NASA Finds Super-Earth With Year Shorter Than Your Commute
An exoplanet orbiting a nearby star completes its entire year in just 18 hours, making it one of the fastest-orbiting worlds ever discovered. Scientists have successfully analyzed its atmosphere, marking a major milestone in understanding planets beyond our solar system.
Scientists studying a rocky world called 55 Cancri e have discovered something wild: the planet whips around its star so fast that its entire year lasts just 18 hours.
This super-Earth sits about 41 light-years away in the Cancer constellation. It's eight times more massive than Earth and races around its star faster than most people's daily commute.
What makes this discovery even more exciting is that 55 Cancri e (nicknamed Janssen after one of the first telescope makers) became the first exoplanet to have its atmosphere successfully analyzed. Both the Hubble Space Telescope and the retired Spitzer telescope confirmed the hot world is wrapped in an atmosphere of helium and hydrogen, with traces of hydrogen cyanide.
The planet was first spotted in 2004 using the "wobble method," which detects planets by measuring how their gravity makes their host stars wiggle slightly. Seven years later, astronomers used the transit method to confirm its incredibly short orbital period.

While Janssen's scorching-hot rock surface and toxic atmosphere won't support life, studying it teaches scientists how to find and analyze planets around other stars.
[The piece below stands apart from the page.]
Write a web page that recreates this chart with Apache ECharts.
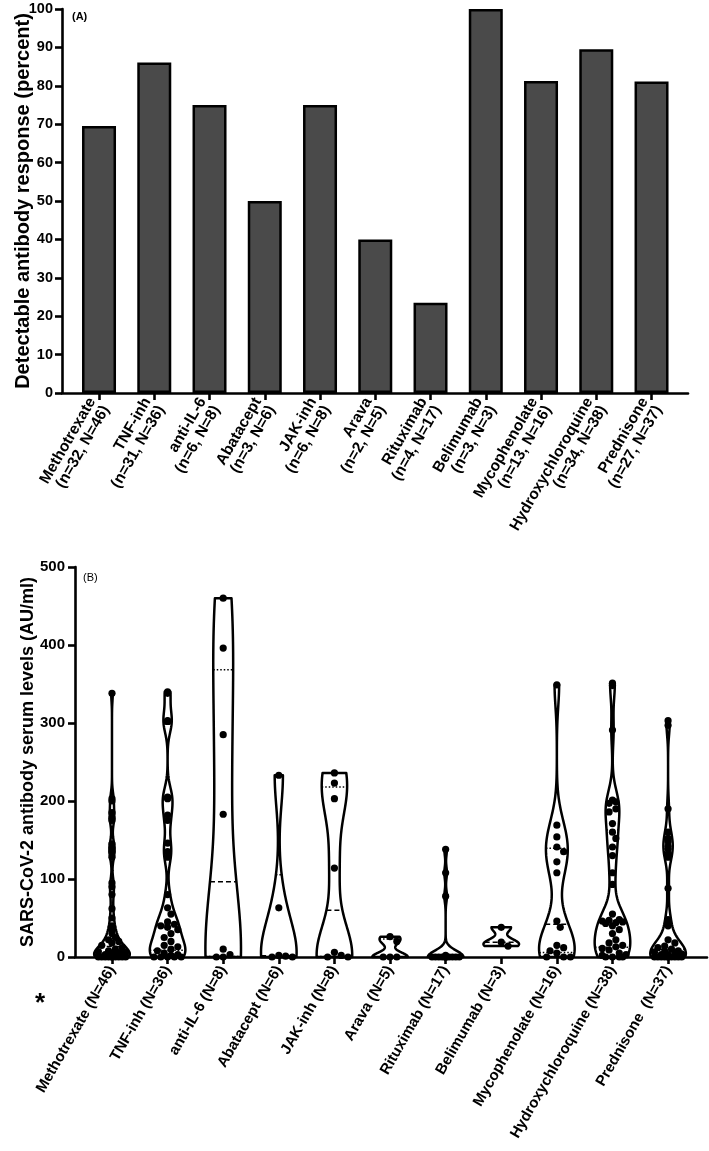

Each new technique brings researchers closer to finding Earth-like worlds that might harbor life.
The super-Earth orbits one star in a binary system that's faintly visible from Earth under excellent dark sky conditions. The larger star hosts at least five planets, making it a rich laboratory for understanding how solar systems form and evolve.
Why This Inspires
Every planet we study beyond our solar system expands our understanding of what's possible in the universe. Twenty years ago, scientists weren't sure if planets around other stars were common. Now we've found thousands, each with unique characteristics that challenge our assumptions about how worlds form.
The fact that we can analyze the atmosphere of a planet 41 light-years away shows how far human ingenuity has come. These discoveries happen because teams of scientists, engineers, and dreamers work together to build telescopes, develop new detection methods, and ask bold questions about our place in the cosmos.
Finding planets is just the beginning of humanity's journey to understand our cosmic neighborhood.